The tribe's biggest-ever gift by far to its immediate neighbors was the latest in a series of striking moments that appear to signal the start of a long-awaited thaw in the icy relationship between Scott County community leaders and the owners of the Mystic Lake casino -- a tribe many local residents resent for its overnight wealth.
The depth of the animosity has been a feature of local politics almost since gambling arrived in the 1980s. It was captured almost a decade ago in a book depicting life in a suburban high school. Teachers openly took digs at kids who were lucky enough to get free plots of land and a quarter of a million dollars the moment they turned 18.
Others in town spoke with disgust of the "fat cats on the reservation" who lived in huge mansions. According to a Scott County divorce filing from the period, members received annual payments of about $1 million from casino profits.
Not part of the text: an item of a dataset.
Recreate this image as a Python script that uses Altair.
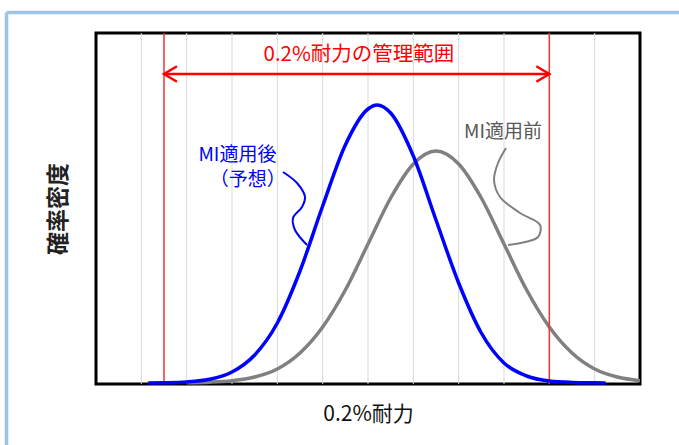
import altair as alt
import pandas as pd

FONT = "Noto Sans CJK JP"

# ---- data (x in grid units 0..12, y in relative density units) ----
blue_x = [1.15, 1.5, 2.0, 2.5, 3.0, 3.5, 4.0, 4.5, 5.0, 5.5, 6.0, 6.2, 6.5, 7.0, 7.5, 8.0, 8.5, 9.0, 9.5, 10.0, 10.5, 11.0, 11.24]
blue_y = [0.1, 0.3, 1.1, 3.7, 11, 28, 60, 112, 177, 238, 274, 278, 270, 227, 163, 100, 50, 20, 7, 2, 0.6, 0.2, 0.1]

gray_x = [2.0, 2.5, 3.0, 3.5, 4.0, 4.5, 5.0, 5.5, 6.0, 6.5, 7.0, 7.5, 8.0, 8.5, 9.0, 9.5, 10.0, 10.5, 11.0, 11.5, 12.0]
gray_y = [0.2, 0.8, 2.3, 6, 14, 30, 56, 93, 139, 185, 219, 232, 219, 185, 139, 93, 56, 30, 14, 6, 2.3]

grid_x = [1, 2, 3, 4, 5, 6, 7, 8, 9, 10, 11]
limits_x = [1.5, 10.0]
arrow_y = 309

# annotation leader curves
blue_lead_x = [4.125, 4.434, 4.611, 4.544, 4.346, 4.390, 4.655]
blue_lead_y = [211, 200, 186, 176, 165, 153, 138]
gray_lead_x = [9.045, 8.868, 8.780, 8.912, 9.354, 9.795, 9.751, 9.464, 9.089]
gray_lead_y = [235, 220, 203, 186, 170, 158, 146, 141, 138]

title_text = "0.2%耐力の管理範囲"
x_title = "0.2%耐力"
y_title = "確率密度"
label_after = ["MI適用後", "（予想）"]
label_before = "MI適用前"

W, H = 544, 351
xs = alt.Scale(domain=[0, 12], nice=False, zero=False)
ys = alt.Scale(domain=[-1, 350], nice=False, zero=False)

blue_df = pd.DataFrame({"x": blue_x, "y": blue_y})
gray_df = pd.DataFrame({"x": gray_x, "y": gray_y})
grid_df = pd.DataFrame({"x": grid_x})
lim_df = pd.DataFrame({"x": limits_x})
arrow_df = pd.DataFrame({"x": [limits_x[0]], "x2": [limits_x[1]], "y": [arrow_y]})
bl_df = pd.DataFrame({"x": blue_lead_x, "y": blue_lead_y, "o": range(len(blue_lead_x))})
gl_df = pd.DataFrame({"x": gray_lead_x, "y": gray_lead_y, "o": range(len(gray_lead_x))})

xaxis = alt.Axis(title=x_title, labels=False, ticks=False, domain=False, grid=False,
                 titleFont=FONT, titleFontSize=21, titleFontWeight="normal", titleColor="#111111",
                 titlePadding=19)
yaxis = alt.Axis(title=y_title, labels=False, ticks=False, domain=False, grid=False,
                 titleFont=FONT, titleFontSize=23, titleFontWeight="bold", titleColor="#222222",
                 titlePadding=26)

grid = alt.Chart(grid_df).mark_rule(color="#d9d9d9", strokeWidth=1).encode(
    x=alt.X("x:Q", scale=xs, axis=xaxis),
    y=alt.value(0), y2=alt.value(H),
)

gray_line = alt.Chart(gray_df).mark_line(color="#808080", strokeWidth=3.5, interpolate="monotone").encode(
    x=alt.X("x:Q", scale=xs), y=alt.Y("y:Q", scale=ys, axis=yaxis)
)

limits = alt.Chart(lim_df).mark_rule(color="#ee3333", strokeWidth=1.5).encode(
    x=alt.X("x:Q", scale=xs), y=alt.value(0), y2=alt.value(H)
)

blue_line = alt.Chart(blue_df).mark_line(color="#0000ff", strokeWidth=3.5, interpolate="monotone").encode(
    x=alt.X("x:Q", scale=xs), y=alt.Y("y:Q", scale=ys)
)

arrow = alt.Chart(arrow_df).mark_rule(color="#ff0000", strokeWidth=2.5).encode(
    x=alt.X("x:Q", scale=xs), x2="x2:Q", y=alt.Y("y:Q", scale=ys)
)
head_l = alt.Chart(pd.DataFrame({"x": [limits_x[0]], "y": [arrow_y]})).mark_point(
    shape="M1,-0.6L0,0L1,0.6", size=676, color="#ff0000", strokeWidth=2.5, filled=False, opacity=1
).encode(x=alt.X("x:Q", scale=xs), y=alt.Y("y:Q", scale=ys))
head_r = alt.Chart(pd.DataFrame({"x": [limits_x[1]], "y": [arrow_y]})).mark_point(
    shape="M-1,-0.6L0,0L-1,0.6", size=676, color="#ff0000", strokeWidth=2.5, filled=False, opacity=1
).encode(x=alt.X("x:Q", scale=xs), y=alt.Y("y:Q", scale=ys))

title_mark = alt.Chart(pd.DataFrame({"x": [5.80], "y": [328], "t": [title_text]})).mark_text(
    font=FONT, fontSize=20.5, color="#ff0000", align="center", baseline="middle"
).encode(x=alt.X("x:Q", scale=xs), y=alt.Y("y:Q", scale=ys), text="t:N")

after_mark = alt.Chart(pd.DataFrame({"x": [3.12, 3.35], "y": [228, 203], "t": label_after})).mark_text(
    font=FONT, fontSize=19, color="#0000ff", align="center", baseline="middle"
).encode(x=alt.X("x:Q", scale=xs), y=alt.Y("y:Q", scale=ys), text="t:N")

before_mark = alt.Chart(pd.DataFrame({"x": [8.98], "y": [251], "t": [label_before]})).mark_text(
    font=FONT, fontSize=19, color="#595959", align="center", baseline="middle"
).encode(x=alt.X("x:Q", scale=xs), y=alt.Y("y:Q", scale=ys), text="t:N")

blue_lead = alt.Chart(bl_df).mark_line(color="#0000ff", strokeWidth=2, interpolate="catmull-rom").encode(
    x=alt.X("x:Q", scale=xs), y=alt.Y("y:Q", scale=ys), order="o:Q"
)
gray_lead = alt.Chart(gl_df).mark_line(color="#808080", strokeWidth=2, interpolate="catmull-rom").encode(
    x=alt.X("x:Q", scale=xs), y=alt.Y("y:Q", scale=ys), order="o:Q"
)

# light-blue outer border (decoration)
border_top = alt.Chart(pd.DataFrame({"a": [0]})).mark_rule(color="#9dc3e6", strokeWidth=3.5).encode(
    x=alt.value(-89.5), x2=alt.value(700), y=alt.value(-20.5)
)
border_left = alt.Chart(pd.DataFrame({"a": [0]})).mark_rule(color="#9dc3e6", strokeWidth=3.5).encode(
    x=alt.value(-89.5), y=alt.value(-20.5), y2=alt.value(420)
)

chart = alt.layer(
    grid, gray_line, limits, blue_line, arrow, head_l, head_r,
    title_mark, after_mark, before_mark, blue_lead, gray_lead, border_top, border_left
).properties(
    width=W, height=H,
    autosize=alt.AutoSizeParams(type="none"),
    padding={"left": 96, "top": 33, "right": 39, "bottom": 61},
    background="white",
).configure_view(stroke="black", strokeWidth=3)

chart.save("out.html", embed_options={"renderer": "svg", "actions": False})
Plenty of suspicion and hostility remain. The tribe's critics dismiss much of what it does as self-publicized and self-serving. But there is also a sense of change. Though it still dishes out much of its charitable largesse to tribes in other states, as it has for many years, the tribe is taking a series of aggressively publicized steps to help its neighbors.
"There is a more positive relationship," said Scott County Commissioner Barbara Marschall, a veteran board member who has clashed with the tribe. "The projects that they come to the table with, and are wanting to participate in, have increased."
The tribe is allowing a new road to be built on its land, and it has resumed voluntary annual payments to the county of $280,000 a year in lieu of taxes, after ceasing to make them for several years.